Assim prevejo que 2020 nos traga 3 cenários que em muito irão alterar os nossos hábitos alimentares:

  1. Aumento da carne de porco ao consumidor final que poderá levar a grandes mudanças nos hábitos alimentares em termos de fonte de proteína (aves, bovino, etc)
  2. Aumento dos produtos de charcutaria no fornecimento à distribuição que levará, mais tarde ou mais cedo, ao aumento dos PVP’s nos diversos players e aumentando o custo/kg da categoria. Resta saber que impacto terá nas vendas
  3. Escassez de carne de porco no mercado nacional (risco é real)

É certo que este mês as bolsas de porco desceram, inclusive Lérida:

Mas é apenas um movimento correctivo, habitual em Janeiro, e que tem ainda a ver com o aumento de efectivo devido ao período do Natal e Reis em Espanha (menos abates; porcos mais gordos) e com a diminuição habitual do consumo nesta altura. Mas mesmo assim estão sensivelmente 0,45€/kg mais caras que em Janeiro de 2019!

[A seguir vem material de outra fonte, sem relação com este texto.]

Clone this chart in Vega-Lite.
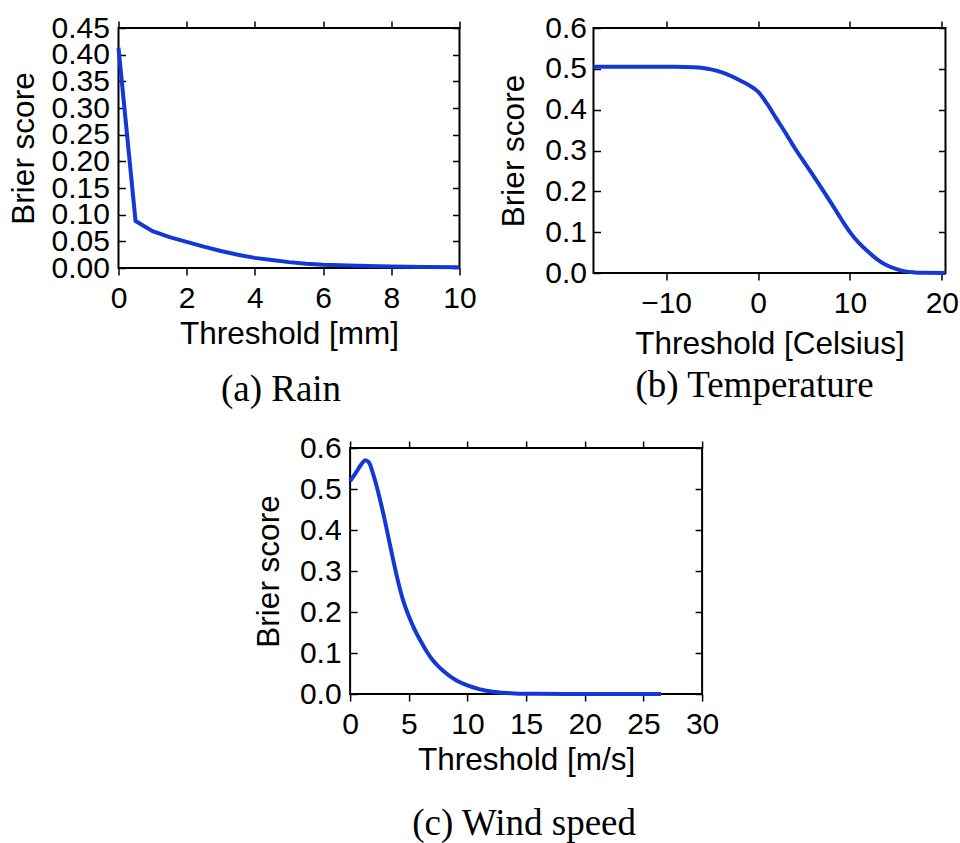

E, Senhores Produtores, lembrem-se que a situação da China não é eterna e que não podemos descurar os players que operam no nosso mercado. Há que retirar o melhor desta situação e equilibrar o negócio entre produção e distribuição. Mas radicalismos trarão maus resultados a médio prazo e abrem portas a que importemos ainda mais de Espanha…

E, Senhores Distribuidores, tenham em atenção que a pressão exercida junto dos fornecedores/produtores nos últimos anos parou. Há que encontrar novas maneiras de negociar e encontrar soluções de compromisso win-win para o futuro.

E, Senhores Consumidores, já imaginaram ir ao talho ou supermercado e comprarem carne de porco ao preço da carne de vaca ou não terem sequer carne de porco para comprar? E comprar os eternos fiambre da perna extra ou bacon 30% mais caros? É este o cenário mais credível.

A única coisa certa é mesmo “o triunfo dos porcos”.